Overall, the logic app has 3 steps.
-
It gets triggered when a message appears in Teams. In this step we will need to configure the teams connection and grant access to the Logic App.
-
Once a message is received, if the Subject is "Question", the Azure function from the previous step will be called with the users question.
-
The response from the Azure Function will be uploaded into Teams as a reply to the original message.
In the first step, add a trigger: When a new channel message is added. Select the team that was created in step 1 along with the General channel. You will be asked to login and allow the Logic App to connect on your behalf. For the question How often do you want to check for items?, select once per minute.
Add Condition as the next action and require that the Message Subject is equal to "Question". If up don't do this, the bot will get triggered when it responds to your question and it will respond to its own response.
On the True side of the condition, add an HTTP action. This action will call the Azure Function with a question whose value is the message body content that was posted on teams. For the URL, enter the URL for your Azure Function.
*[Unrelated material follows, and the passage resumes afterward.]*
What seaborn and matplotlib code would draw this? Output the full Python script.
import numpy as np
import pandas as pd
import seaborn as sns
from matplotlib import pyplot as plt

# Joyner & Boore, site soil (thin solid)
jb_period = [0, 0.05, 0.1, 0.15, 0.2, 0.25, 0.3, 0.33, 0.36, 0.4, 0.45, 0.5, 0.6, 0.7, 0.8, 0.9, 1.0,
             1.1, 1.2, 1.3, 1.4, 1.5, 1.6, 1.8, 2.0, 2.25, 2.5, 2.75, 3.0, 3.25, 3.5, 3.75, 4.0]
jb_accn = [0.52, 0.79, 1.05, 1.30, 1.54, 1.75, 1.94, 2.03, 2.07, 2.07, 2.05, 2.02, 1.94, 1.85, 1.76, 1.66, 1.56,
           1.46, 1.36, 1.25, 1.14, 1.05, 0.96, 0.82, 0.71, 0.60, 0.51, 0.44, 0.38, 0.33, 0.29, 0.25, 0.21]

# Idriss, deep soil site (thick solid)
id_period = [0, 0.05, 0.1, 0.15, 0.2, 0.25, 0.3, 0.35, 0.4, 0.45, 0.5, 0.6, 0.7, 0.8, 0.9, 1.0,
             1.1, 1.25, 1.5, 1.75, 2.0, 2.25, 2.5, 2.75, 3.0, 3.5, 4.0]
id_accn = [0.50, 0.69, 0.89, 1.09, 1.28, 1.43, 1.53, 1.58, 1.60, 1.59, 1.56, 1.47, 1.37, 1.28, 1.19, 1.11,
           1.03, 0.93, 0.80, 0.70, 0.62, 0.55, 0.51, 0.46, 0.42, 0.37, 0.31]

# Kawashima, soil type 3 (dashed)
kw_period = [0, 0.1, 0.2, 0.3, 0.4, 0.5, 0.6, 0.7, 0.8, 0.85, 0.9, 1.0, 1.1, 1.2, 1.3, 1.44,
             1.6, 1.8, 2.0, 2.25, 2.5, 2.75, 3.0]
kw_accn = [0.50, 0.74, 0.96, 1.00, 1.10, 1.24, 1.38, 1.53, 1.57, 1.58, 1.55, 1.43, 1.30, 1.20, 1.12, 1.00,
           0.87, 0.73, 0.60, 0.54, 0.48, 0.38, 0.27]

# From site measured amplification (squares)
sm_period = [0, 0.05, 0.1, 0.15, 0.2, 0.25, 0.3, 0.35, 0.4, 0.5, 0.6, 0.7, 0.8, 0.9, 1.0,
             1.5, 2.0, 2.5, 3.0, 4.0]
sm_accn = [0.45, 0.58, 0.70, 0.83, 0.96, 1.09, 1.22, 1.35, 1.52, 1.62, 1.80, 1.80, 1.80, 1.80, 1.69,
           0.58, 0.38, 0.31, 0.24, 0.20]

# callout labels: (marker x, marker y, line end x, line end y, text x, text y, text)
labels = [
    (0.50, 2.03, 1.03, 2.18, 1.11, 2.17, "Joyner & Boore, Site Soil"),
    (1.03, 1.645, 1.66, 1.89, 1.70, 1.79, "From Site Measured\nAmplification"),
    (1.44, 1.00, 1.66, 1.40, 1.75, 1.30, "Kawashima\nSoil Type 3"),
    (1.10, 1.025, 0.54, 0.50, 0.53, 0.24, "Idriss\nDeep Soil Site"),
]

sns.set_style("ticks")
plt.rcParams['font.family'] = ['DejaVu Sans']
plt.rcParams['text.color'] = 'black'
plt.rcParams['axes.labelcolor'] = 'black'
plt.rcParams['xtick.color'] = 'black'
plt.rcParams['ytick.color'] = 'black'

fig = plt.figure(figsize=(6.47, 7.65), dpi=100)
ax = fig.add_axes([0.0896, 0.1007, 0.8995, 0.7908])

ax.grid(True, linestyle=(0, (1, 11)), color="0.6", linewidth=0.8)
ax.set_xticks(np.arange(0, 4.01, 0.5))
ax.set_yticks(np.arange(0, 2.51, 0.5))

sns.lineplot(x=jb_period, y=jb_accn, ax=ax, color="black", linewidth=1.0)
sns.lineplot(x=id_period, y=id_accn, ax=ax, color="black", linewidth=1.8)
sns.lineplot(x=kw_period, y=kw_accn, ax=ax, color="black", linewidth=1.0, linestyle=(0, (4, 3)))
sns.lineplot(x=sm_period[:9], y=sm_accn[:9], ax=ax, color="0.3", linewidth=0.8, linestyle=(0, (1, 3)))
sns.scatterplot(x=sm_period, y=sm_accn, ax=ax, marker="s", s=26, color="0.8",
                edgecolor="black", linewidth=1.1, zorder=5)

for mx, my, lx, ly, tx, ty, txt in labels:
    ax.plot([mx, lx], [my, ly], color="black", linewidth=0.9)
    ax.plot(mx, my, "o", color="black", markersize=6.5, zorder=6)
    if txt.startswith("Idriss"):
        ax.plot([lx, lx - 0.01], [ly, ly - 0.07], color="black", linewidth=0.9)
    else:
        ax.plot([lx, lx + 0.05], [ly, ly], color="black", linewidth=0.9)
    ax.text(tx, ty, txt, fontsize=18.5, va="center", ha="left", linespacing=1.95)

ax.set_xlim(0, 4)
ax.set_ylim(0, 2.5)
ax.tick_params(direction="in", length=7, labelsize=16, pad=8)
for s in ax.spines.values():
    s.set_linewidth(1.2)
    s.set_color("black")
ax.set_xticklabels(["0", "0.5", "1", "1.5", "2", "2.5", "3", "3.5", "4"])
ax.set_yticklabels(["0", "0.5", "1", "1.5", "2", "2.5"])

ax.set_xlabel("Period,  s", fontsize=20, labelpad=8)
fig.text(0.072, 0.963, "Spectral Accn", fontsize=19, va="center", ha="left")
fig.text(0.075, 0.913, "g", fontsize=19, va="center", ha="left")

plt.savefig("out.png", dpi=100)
You can find the URL for your Azure Function by clicking into the "AskQuestion" function on the Overview page and then clicking Get Function URL:
After the HTTP step, add another action: Reply with a message in channel. Here, the important part is to select the message ID from the original question as the message ID for the response. Also, be sure to include the Body from the HTTP request which contains the BOT's response.
Now that the data has been upload and your Azure services configured, you can test the solution by posting a message in the teams channel and after a few minutes, you will see a response.